Source records:
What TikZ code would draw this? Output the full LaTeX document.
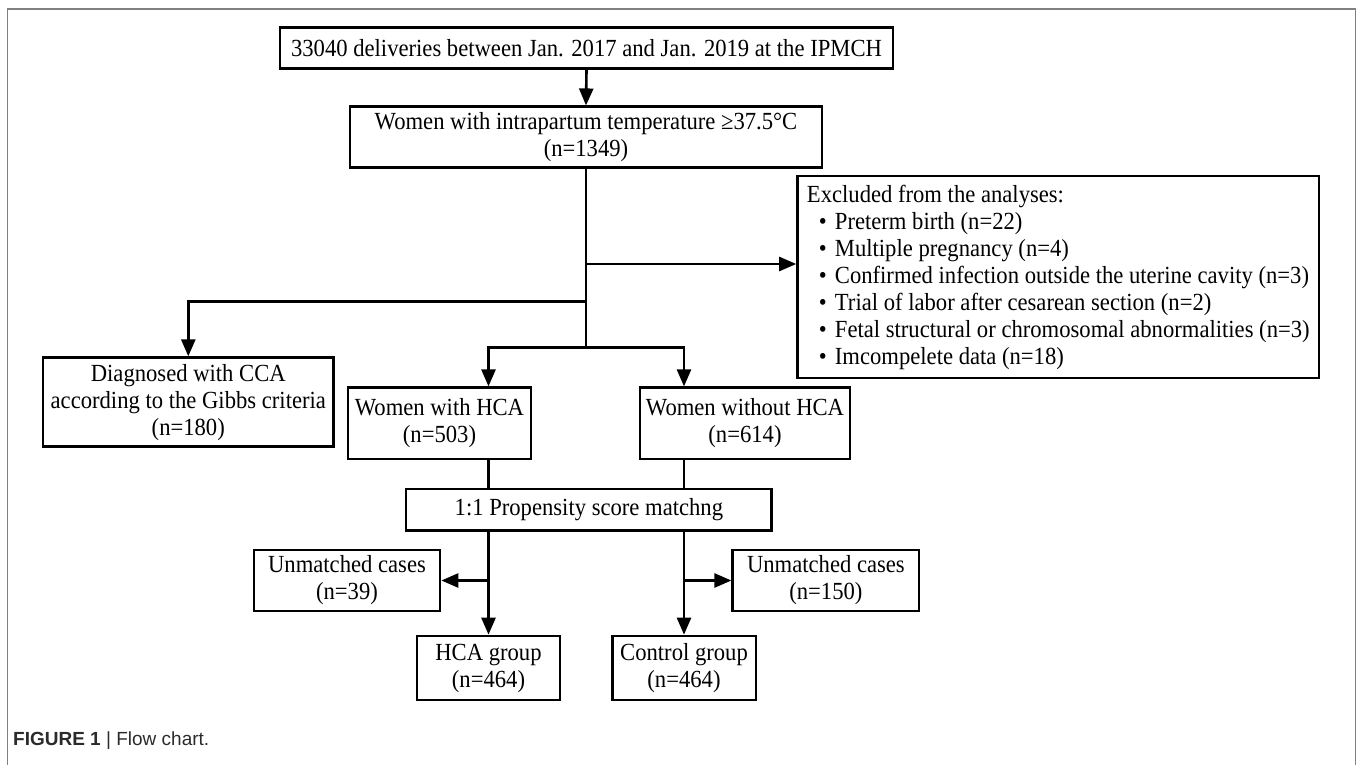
...
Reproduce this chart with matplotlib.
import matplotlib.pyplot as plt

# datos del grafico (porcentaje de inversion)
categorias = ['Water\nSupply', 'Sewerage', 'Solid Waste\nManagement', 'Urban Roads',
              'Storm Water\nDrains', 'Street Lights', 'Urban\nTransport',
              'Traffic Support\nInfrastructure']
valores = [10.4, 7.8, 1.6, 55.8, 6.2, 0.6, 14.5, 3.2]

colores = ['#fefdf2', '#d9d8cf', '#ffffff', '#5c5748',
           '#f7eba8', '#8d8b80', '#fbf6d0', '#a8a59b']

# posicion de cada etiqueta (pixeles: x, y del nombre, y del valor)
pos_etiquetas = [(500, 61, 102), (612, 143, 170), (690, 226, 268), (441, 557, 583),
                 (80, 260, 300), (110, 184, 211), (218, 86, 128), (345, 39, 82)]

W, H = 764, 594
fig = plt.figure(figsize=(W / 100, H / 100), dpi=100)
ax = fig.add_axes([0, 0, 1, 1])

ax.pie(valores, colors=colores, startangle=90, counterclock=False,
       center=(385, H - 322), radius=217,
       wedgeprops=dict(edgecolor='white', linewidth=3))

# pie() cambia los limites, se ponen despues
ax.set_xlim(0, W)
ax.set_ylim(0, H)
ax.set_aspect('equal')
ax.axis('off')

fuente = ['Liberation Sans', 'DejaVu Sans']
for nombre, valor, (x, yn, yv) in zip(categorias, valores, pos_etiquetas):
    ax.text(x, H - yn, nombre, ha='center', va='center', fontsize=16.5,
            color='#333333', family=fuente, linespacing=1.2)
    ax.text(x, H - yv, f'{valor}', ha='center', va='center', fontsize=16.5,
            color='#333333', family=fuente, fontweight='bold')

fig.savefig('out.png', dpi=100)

What the exercise asks:
Starting at the line that contains "Reproduce this chart with matplotlib.", repeat each line exactly, and stop after the line that contains "color='#333333', family=fuente, fontweight='bold')".

Response to this exercise:
Reproduce this chart with matplotlib.
import matplotlib.pyplot as plt

# datos del grafico (porcentaje de inversion)
categorias = ['Water\nSupply', 'Sewerage', 'Solid Waste\nManagement', 'Urban Roads',
              'Storm Water\nDrains', 'Street Lights', 'Urban\nTransport',
              'Traffic Support\nInfrastructure']
valores = [10.4, 7.8, 1.6, 55.8, 6.2, 0.6, 14.5, 3.2]

colores = ['#fefdf2', '#d9d8cf', '#ffffff', '#5c5748',
           '#f7eba8', '#8d8b80', '#fbf6d0', '#a8a59b']

# posicion de cada etiqueta (pixeles: x, y del nombre, y del valor)
pos_etiquetas = [(500, 61, 102), (612, 143, 170), (690, 226, 268), (441, 557, 583),
                 (80, 260, 300), (110, 184, 211), (218, 86, 128), (345, 39, 82)]

W, H = 764, 594
fig = plt.figure(figsize=(W / 100, H / 100), dpi=100)
ax = fig.add_axes([0, 0, 1, 1])

ax.pie(valores, colors=colores, startangle=90, counterclock=False,
       center=(385, H - 322), radius=217,
       wedgeprops=dict(edgecolor='white', linewidth=3))

# pie() cambia los limites, se ponen despues
ax.set_xlim(0, W)
ax.set_ylim(0, H)
ax.set_aspect('equal')
ax.axis('off')

fuente = ['Liberation Sans', 'DejaVu Sans']
for nombre, valor, (x, yn, yv) in zip(categorias, valores, pos_etiquetas):
    ax.text(x, H - yn, nombre, ha='center', va='center', fontsize=16.5,
            color='#333333', family=fuente, linespacing=1.2)
    ax.text(x, H - yv, f'{valor}', ha='center', va='center', fontsize=16.5,
            color='#333333', family=fuente, fontweight='bold')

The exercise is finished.